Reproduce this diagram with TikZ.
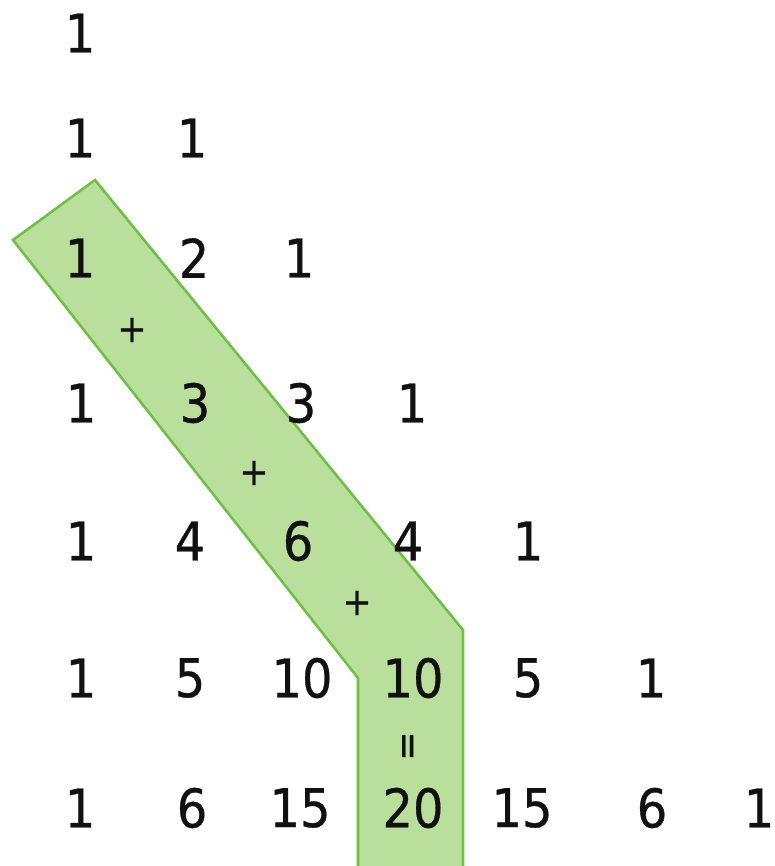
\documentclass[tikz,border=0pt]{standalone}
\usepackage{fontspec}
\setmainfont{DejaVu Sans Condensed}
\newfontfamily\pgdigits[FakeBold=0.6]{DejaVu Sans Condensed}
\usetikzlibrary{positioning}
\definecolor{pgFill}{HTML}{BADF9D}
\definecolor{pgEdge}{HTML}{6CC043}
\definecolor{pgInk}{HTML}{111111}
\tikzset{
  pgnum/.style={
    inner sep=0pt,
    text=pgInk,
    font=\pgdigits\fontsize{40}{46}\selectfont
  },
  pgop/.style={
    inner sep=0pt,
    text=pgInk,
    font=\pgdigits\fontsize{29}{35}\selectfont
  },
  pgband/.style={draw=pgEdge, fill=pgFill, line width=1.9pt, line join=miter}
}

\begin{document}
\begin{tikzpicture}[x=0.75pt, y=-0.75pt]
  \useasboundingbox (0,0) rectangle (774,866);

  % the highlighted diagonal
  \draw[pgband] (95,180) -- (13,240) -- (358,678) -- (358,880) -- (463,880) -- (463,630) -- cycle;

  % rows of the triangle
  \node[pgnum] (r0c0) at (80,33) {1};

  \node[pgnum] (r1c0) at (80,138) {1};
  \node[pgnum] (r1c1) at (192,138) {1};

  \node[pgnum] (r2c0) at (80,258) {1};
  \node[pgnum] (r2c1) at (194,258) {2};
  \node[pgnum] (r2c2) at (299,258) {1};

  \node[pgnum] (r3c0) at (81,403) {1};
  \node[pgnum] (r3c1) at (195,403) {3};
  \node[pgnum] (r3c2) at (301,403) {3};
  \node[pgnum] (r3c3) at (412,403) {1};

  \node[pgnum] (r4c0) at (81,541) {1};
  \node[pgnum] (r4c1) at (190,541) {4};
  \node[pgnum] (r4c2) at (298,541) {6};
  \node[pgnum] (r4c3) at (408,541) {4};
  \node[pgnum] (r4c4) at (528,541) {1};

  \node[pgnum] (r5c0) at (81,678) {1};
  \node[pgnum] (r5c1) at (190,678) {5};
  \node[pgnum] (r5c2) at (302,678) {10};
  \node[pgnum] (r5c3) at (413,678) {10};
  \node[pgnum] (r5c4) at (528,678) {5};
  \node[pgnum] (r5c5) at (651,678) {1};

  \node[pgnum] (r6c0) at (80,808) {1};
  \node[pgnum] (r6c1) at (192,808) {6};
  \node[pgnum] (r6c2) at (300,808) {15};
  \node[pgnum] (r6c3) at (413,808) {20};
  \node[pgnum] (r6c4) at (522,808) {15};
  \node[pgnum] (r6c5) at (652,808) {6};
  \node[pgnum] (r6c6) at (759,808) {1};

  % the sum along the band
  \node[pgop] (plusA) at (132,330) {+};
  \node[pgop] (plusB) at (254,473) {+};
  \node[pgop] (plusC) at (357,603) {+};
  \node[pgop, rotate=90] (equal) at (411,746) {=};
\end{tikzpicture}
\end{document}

What is required: The lines from the top of the data above through the one holding "(r5c5) at (651,678)" are to be repeated exactly, and only those, with no pictures.

Written response:
Reproduce this diagram with TikZ.
\documentclass[tikz,border=0pt]{standalone}
\usepackage{fontspec}
\setmainfont{DejaVu Sans Condensed}
\newfontfamily\pgdigits[FakeBold=0.6]{DejaVu Sans Condensed}
\usetikzlibrary{positioning}
\definecolor{pgFill}{HTML}{BADF9D}
\definecolor{pgEdge}{HTML}{6CC043}
\definecolor{pgInk}{HTML}{111111}
\tikzset{
  pgnum/.style={
    inner sep=0pt,
    text=pgInk,
    font=\pgdigits\fontsize{40}{46}\selectfont
  },
  pgop/.style={
    inner sep=0pt,
    text=pgInk,
    font=\pgdigits\fontsize{29}{35}\selectfont
  },
  pgband/.style={draw=pgEdge, fill=pgFill, line width=1.9pt, line join=miter}
}

\begin{document}
\begin{tikzpicture}[x=0.75pt, y=-0.75pt]
  \useasboundingbox (0,0) rectangle (774,866);

  % the highlighted diagonal
  \draw[pgband] (95,180) -- (13,240) -- (358,678) -- (358,880) -- (463,880) -- (463,630) -- cycle;

  % rows of the triangle
  \node[pgnum] (r0c0) at (80,33) {1};

  \node[pgnum] (r1c0) at (80,138) {1};
  \node[pgnum] (r1c1) at (192,138) {1};

  \node[pgnum] (r2c0) at (80,258) {1};
  \node[pgnum] (r2c1) at (194,258) {2};
  \node[pgnum] (r2c2) at (299,258) {1};

  \node[pgnum] (r3c0) at (81,403) {1};
  \node[pgnum] (r3c1) at (195,403) {3};
  \node[pgnum] (r3c2) at (301,403) {3};
  \node[pgnum] (r3c3) at (412,403) {1};

  \node[pgnum] (r4c0) at (81,541) {1};
  \node[pgnum] (r4c1) at (190,541) {4};
  \node[pgnum] (r4c2) at (298,541) {6};
  \node[pgnum] (r4c3) at (408,541) {4};
  \node[pgnum] (r4c4) at (528,541) {1};

  \node[pgnum] (r5c0) at (81,678) {1};
  \node[pgnum] (r5c1) at (190,678) {5};
  \node[pgnum] (r5c2) at (302,678) {10};
  \node[pgnum] (r5c3) at (413,678) {10};
  \node[pgnum] (r5c4) at (528,678) {5};
  \node[pgnum] (r5c5) at (651,678) {1};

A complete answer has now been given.